Here, Butler expertly and movingly sets up the devastation caused by the mines, then clearly explains the steps the company is now taking to overcome the issue. The excellent camerawork captures both the vastness of the wasteland, and the delicacy of the new growth.

Harry Butler has not been seen on Australian television for many years. The In The Wild with Harry Butler series made by the ABC were a huge success for the presenter and the broadcaster, with a best-selling book published as well. Butler always seemed the archetypal bushie, with his khaki shorts and shirt and his battered bushman’s hat.

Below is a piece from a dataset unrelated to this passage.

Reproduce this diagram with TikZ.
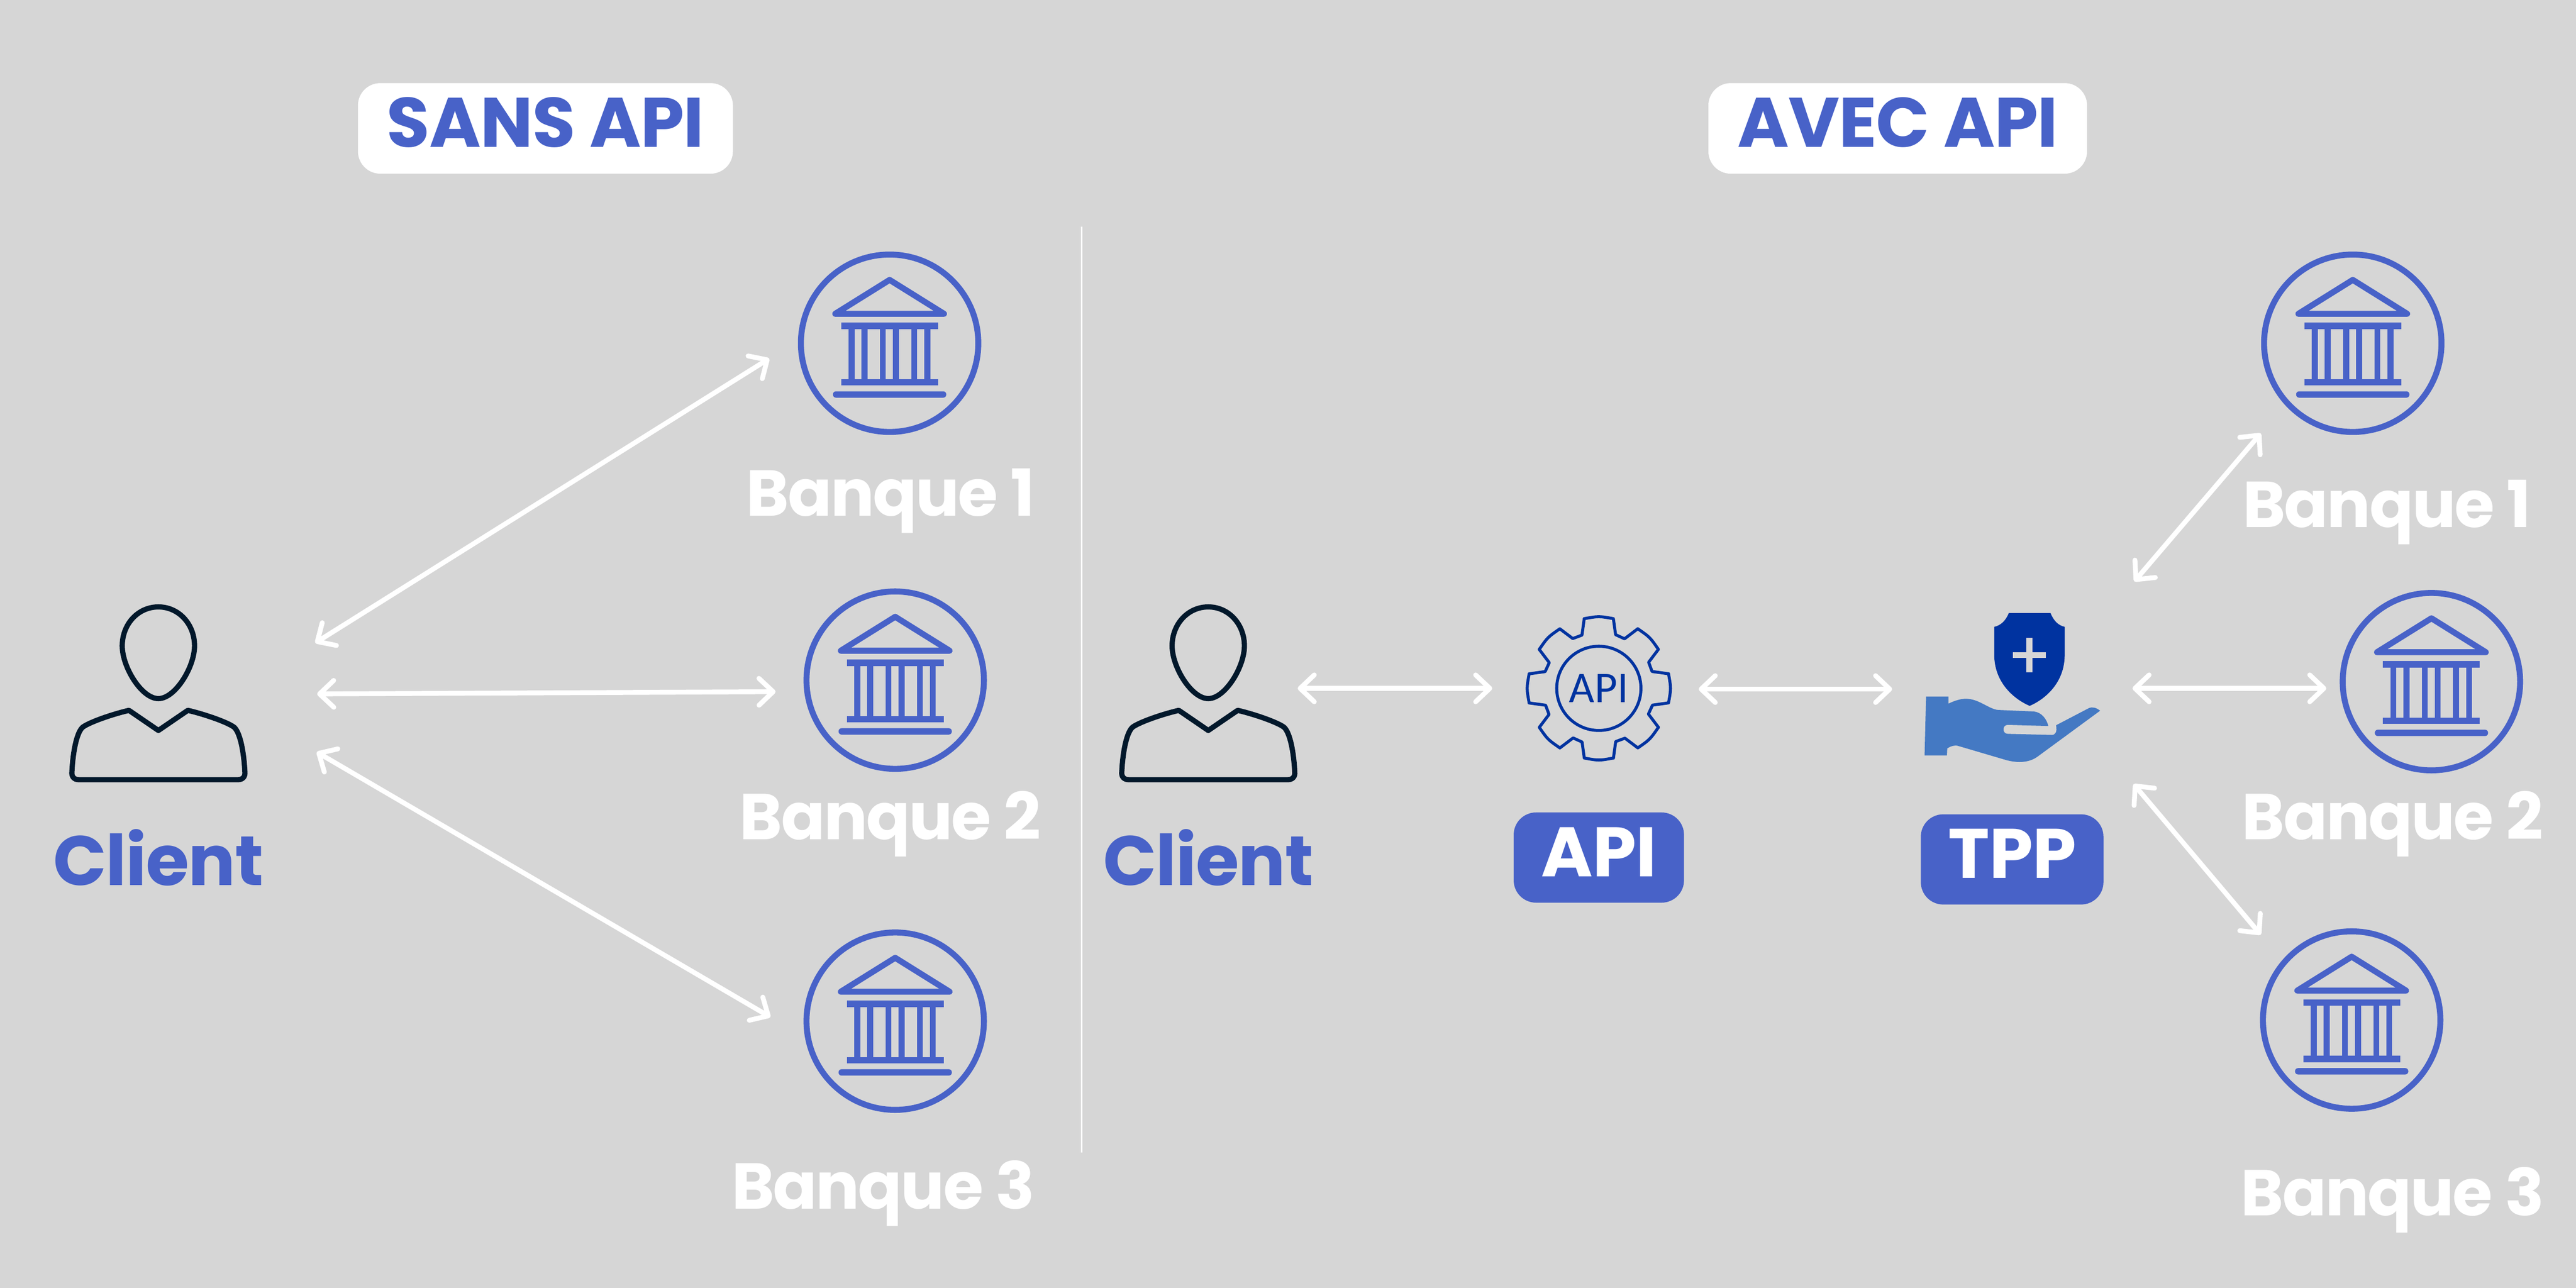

The program stuck to a simple formula because Harry Butler didn’t work to a script, but simply moved around in the bush with a keen eye. There’s usually a wide shot of Harry Butler as he wanders through the landscape with a close-up camera ready to capture the creature he invariably finds under a log or a rock. It’s a good example of not needing anything tricksy when you have a terrific presenter and any number of photogenic creatures, all set in breathtaking country.

Teacher’s notes

provided by The Le@rning FederationEducation Services Australia

This clip from 1976 shows a vast area of environmental degradation caused by waste materials dumped by the Mount Isa Mines company, and describes the company’s efforts to rehabilitate the area. The narrator, Harry Butler, is shown on a rise above the mine slurries as he describes the ’400 hectares of desolation’. He narrates aspects of the history of the mine and then, at the site of the company’s regeneration program, describes rehabilitation methods such as the use of furrows to protect young plants.

Educational value points

  • The clip reveals an attempt by the Mount Isa Mines company to restore damaged land around its mines. After decades of exploiting the environment and reducing areas around the mines to 'wasteland’, the company recognised its responsibility to repair the damage. The plan was, as Harry Butler reports in the clip, to turn the environment back to its original condition.
  • The clip shows in close-up the mining residues that have damaged the natural environment around Mount Isa Mines. When lead, zinc and silver are extracted from ore, the residues are often mixed with water, and the resulting slurry is then transported to evaporation ponds. During evaporation the heavier particles, called tailings, settle on the ground and leave a layer of chemicals used in the extraction process, including soluble mineral salts.
  • In 1976 when the clip was filmed environmental restitution of tailings dumps and ex-mine sites was still in its infancy. Using native plants to regenerate damaged land was a new revegetation practice that was undertaken only when a first attempt, using a cash crop, failed. Today, nearly all revegetation employs native, and generally very hardy, species.
  • The inclusion of dry ash from the local coal-fired power station and the leaching out of soluble salts from the slurry were important elements in revegetating the tailings dumps. A 1975 CSIRO report on the field trials that preceded the regeneration program shown in the clip found that without the inclusion of ash no plant growth was evident and that leaching out of salts increased plant growth significantly.
  • In the clip, two strong elements produce interesting television: a dramatic landscape and Butler’s engaging style of presentation. The clip is filmed with a series of camera angles that make the most of the 'vast wasteland’ and against the dramatic backdrop Harry Butler delivers his unscripted lines with ease and enthusiasm. Music is not used or needed.
  • Harry Butler (1930–) CBE, Australian of the Year in 1979, was a popular television presenter of two natural history television series during the late 1970s, but is a controversial figure among some sections of the public for what are seen as his pro-mining views and his opposition to Indigenous land rights. Butler believes that true conservation must incorporate sustainable use of resources and he is an environmental consultant to mining companies.